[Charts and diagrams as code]
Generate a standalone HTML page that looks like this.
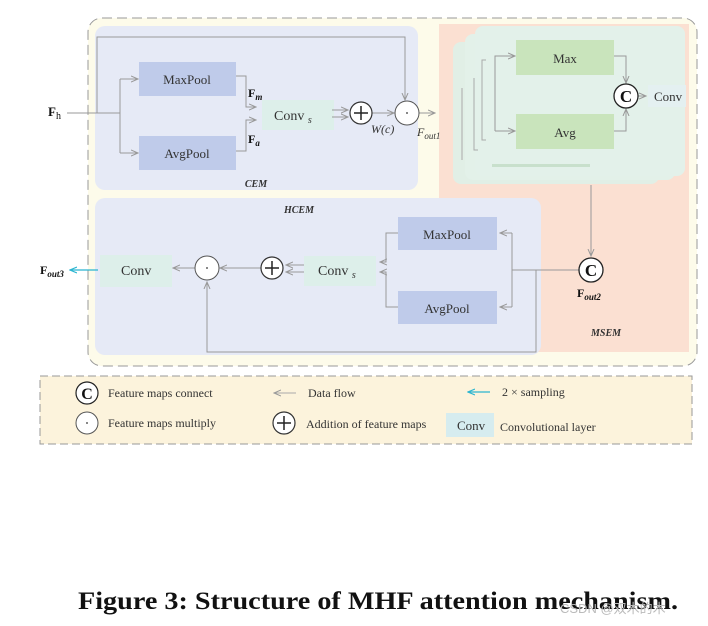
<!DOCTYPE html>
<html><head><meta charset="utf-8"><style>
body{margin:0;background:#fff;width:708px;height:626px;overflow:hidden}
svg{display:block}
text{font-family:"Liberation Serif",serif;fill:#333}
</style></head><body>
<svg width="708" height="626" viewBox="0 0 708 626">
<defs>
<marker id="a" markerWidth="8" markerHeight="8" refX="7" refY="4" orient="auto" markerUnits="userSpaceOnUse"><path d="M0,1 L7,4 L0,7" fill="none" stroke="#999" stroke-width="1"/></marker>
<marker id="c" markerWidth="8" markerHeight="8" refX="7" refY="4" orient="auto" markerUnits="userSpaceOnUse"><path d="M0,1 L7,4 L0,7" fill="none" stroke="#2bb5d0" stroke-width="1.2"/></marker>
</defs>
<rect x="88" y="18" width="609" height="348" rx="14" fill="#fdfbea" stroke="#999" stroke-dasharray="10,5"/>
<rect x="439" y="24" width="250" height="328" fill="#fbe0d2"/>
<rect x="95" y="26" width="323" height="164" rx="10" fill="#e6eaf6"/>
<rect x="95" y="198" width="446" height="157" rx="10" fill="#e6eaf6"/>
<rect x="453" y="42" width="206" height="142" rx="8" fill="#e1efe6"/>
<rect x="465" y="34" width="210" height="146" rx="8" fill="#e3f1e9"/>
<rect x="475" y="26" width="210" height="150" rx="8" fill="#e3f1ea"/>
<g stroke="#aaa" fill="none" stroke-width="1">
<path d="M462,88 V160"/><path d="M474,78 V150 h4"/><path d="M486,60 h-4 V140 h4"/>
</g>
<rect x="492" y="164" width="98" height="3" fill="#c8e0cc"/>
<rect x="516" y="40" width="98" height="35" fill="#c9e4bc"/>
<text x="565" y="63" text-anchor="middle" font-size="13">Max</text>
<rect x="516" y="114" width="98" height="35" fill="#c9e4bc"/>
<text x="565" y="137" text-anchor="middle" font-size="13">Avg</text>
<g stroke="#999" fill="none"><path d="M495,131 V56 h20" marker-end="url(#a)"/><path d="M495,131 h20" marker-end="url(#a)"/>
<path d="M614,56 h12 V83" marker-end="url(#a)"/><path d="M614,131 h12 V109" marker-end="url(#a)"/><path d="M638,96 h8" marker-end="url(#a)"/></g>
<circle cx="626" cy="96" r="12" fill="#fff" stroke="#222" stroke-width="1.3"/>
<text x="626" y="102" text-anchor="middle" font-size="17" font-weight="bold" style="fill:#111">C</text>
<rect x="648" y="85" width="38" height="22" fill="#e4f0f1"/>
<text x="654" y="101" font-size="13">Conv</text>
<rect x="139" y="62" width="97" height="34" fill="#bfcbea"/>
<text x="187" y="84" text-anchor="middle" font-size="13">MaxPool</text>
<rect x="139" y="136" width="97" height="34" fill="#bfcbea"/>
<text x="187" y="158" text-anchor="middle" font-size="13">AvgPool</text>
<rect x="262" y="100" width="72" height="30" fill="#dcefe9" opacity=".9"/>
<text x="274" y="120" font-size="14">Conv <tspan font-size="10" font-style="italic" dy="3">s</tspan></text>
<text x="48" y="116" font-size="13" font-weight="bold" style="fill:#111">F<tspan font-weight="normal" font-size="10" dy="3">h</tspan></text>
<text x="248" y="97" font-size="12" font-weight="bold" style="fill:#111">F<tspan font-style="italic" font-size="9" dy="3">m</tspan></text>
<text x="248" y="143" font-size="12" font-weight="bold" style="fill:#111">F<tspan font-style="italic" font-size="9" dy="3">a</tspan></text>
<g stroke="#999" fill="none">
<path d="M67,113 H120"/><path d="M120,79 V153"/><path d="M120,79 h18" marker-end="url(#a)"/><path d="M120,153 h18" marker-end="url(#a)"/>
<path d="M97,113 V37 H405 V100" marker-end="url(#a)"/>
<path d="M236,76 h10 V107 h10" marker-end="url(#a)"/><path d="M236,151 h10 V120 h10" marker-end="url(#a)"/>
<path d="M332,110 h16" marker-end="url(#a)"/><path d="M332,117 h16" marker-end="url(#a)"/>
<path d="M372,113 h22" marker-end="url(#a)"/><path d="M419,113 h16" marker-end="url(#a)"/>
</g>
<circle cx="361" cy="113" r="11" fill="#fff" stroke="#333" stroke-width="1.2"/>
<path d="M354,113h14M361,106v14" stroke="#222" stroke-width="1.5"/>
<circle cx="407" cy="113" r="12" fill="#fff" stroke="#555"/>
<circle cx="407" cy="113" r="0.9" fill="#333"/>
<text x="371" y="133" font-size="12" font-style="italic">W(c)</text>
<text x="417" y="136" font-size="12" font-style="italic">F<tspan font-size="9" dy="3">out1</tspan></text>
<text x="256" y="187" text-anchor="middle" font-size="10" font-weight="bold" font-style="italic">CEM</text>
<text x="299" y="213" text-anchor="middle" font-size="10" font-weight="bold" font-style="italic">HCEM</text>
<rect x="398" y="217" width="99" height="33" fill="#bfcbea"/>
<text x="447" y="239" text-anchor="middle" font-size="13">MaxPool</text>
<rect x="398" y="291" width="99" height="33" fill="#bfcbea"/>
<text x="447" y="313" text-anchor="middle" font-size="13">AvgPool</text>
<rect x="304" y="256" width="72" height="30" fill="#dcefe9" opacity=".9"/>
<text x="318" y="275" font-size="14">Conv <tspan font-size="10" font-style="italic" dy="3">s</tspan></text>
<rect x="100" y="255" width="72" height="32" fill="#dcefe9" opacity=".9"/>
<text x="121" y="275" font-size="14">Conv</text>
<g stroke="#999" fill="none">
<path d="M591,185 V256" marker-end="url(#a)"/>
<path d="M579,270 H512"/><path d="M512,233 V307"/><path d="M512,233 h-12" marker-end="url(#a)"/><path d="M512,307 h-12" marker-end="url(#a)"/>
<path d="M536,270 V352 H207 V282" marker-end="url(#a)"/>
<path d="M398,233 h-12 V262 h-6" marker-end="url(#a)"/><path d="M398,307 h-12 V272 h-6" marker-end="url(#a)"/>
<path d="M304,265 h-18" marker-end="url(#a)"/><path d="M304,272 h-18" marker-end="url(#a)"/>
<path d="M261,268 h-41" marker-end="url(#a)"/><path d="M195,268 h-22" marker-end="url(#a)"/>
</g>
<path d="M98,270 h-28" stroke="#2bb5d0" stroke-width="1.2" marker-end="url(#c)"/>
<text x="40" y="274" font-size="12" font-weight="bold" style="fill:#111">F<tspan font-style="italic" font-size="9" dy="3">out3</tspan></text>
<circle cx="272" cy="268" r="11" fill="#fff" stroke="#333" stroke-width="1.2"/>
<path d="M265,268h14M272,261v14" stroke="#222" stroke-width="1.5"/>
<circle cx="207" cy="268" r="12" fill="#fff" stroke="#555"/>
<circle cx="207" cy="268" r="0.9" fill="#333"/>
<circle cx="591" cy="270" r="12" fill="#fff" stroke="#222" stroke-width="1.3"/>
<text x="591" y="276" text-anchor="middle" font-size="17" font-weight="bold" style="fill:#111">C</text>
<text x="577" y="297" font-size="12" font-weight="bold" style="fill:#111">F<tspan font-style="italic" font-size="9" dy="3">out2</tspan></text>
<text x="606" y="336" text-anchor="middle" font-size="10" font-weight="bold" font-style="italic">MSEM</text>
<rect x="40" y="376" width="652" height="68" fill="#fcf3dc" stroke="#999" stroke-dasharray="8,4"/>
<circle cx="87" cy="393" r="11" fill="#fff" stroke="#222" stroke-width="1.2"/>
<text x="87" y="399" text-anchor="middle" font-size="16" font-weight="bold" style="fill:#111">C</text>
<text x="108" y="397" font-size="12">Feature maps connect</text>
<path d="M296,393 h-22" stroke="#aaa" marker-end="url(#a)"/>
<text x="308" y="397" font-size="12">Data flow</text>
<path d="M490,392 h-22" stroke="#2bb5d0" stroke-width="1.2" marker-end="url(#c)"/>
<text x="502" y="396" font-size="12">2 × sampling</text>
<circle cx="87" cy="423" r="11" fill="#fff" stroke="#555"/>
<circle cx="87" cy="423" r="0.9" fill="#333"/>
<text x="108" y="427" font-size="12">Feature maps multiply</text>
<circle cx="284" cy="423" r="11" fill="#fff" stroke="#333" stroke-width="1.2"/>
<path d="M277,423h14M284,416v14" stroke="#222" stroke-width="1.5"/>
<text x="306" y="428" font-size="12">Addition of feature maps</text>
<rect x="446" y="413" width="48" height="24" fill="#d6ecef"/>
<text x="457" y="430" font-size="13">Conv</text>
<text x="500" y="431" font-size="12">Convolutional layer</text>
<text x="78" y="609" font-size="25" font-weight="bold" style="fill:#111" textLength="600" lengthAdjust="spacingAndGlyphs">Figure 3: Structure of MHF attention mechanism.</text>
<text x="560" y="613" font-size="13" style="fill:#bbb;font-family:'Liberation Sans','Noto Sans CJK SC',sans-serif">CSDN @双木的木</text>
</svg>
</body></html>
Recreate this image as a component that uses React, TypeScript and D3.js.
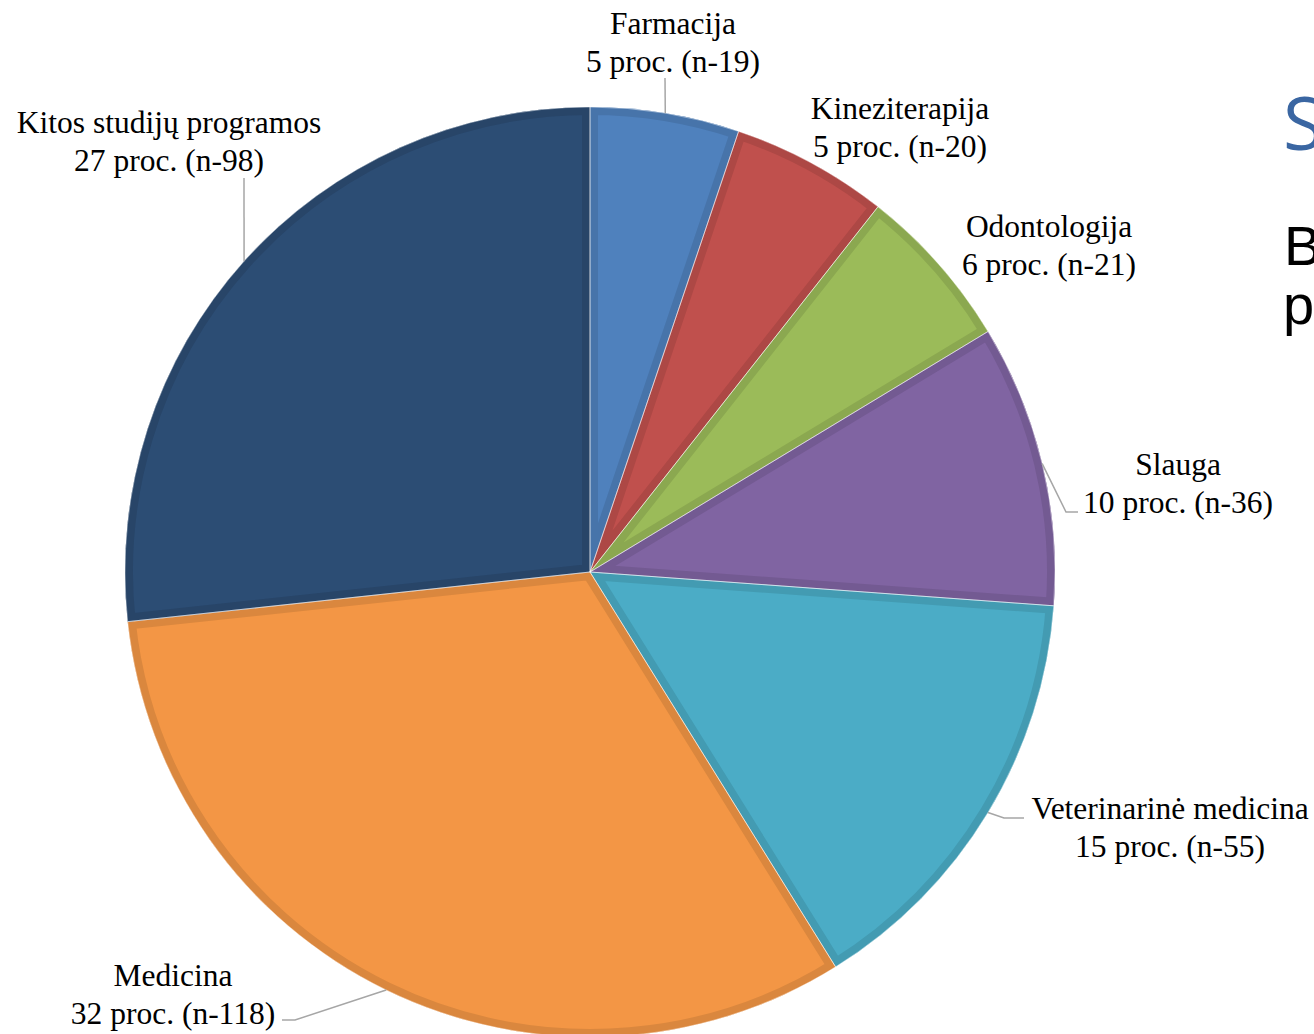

#### [DIRECTIVE]
Scan the data above and copy every line with "that" in it.

#### [OUTPUT FOR THIS EXERCISE]
Generate a standalone HTML page that looks like this.
Recreate this image as a component that uses React, TypeScript and D3.js.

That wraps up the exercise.